Bitcoin’s price recently dipped below $96,000 after briefly touching $99,000, leaving the market in a holding pattern. But a fascinating on-chain metric might hint at what’s next.
The aSOPR: A Bitcoin Profitability Gauge
Glassnode, a blockchain analytics firm, highlighted Bitcoin’s aSOPR (adjusted Spent Output Profit Ratio) hitting 1.01. This metric is crucial because it shows whether Bitcoin holders are generally selling at a profit or a loss.
- aSOPR > 1: People are mostly selling at a profit.
- aSOPR < 1: People are mostly selling at a loss.
An aSOPR of 1.01 means people are barely breaking even. This is a significant point, historically speaking.
History Repeating Itself?
Interestingly, similar aSOPR resets to around 1.01 in the past have preceded significant Bitcoin price rallies. In 2021, this happened before a bull run that took Bitcoin to $64,800. A similar event in late 2023 led to a price surge to around $69,000.
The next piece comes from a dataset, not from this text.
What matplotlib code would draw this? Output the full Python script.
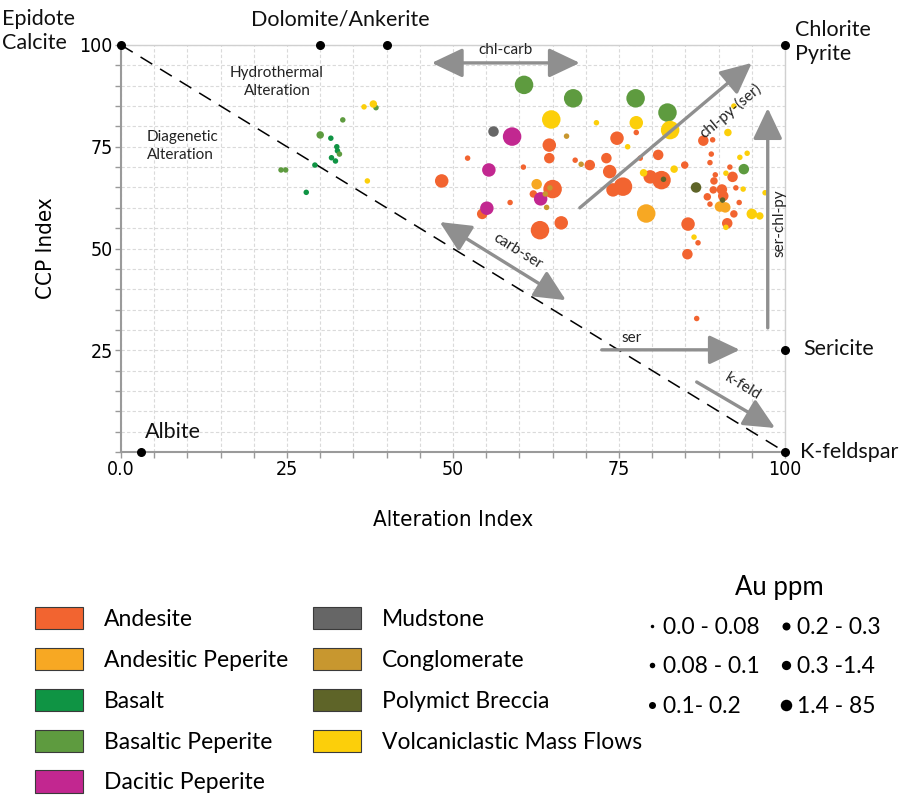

If the aSOPR stays above 1.01, it could signal buyer confidence and a potential price rally. However, if it falls below 1.0, it could indicate more selling pressure and further price drops.
What’s Next for Bitcoin?
Currently, Bitcoin is trading around $96,300, down almost 2% in the last day. Daily trading volume is up significantly (51%), which could mean either panicked selling or strategic accumulation by buyers.
- Breaking above $99,000: Could signal the end of the current sideways price movement and a sustained uptrend.
- Falling below $95,000: Could open the door to further price drops, potentially even down to $76,000, according to some analysts.
The aSOPR is just one factor to consider, but its historical significance makes it worth watching closely. The next few days could be crucial in determining Bitcoin’s short-term direction.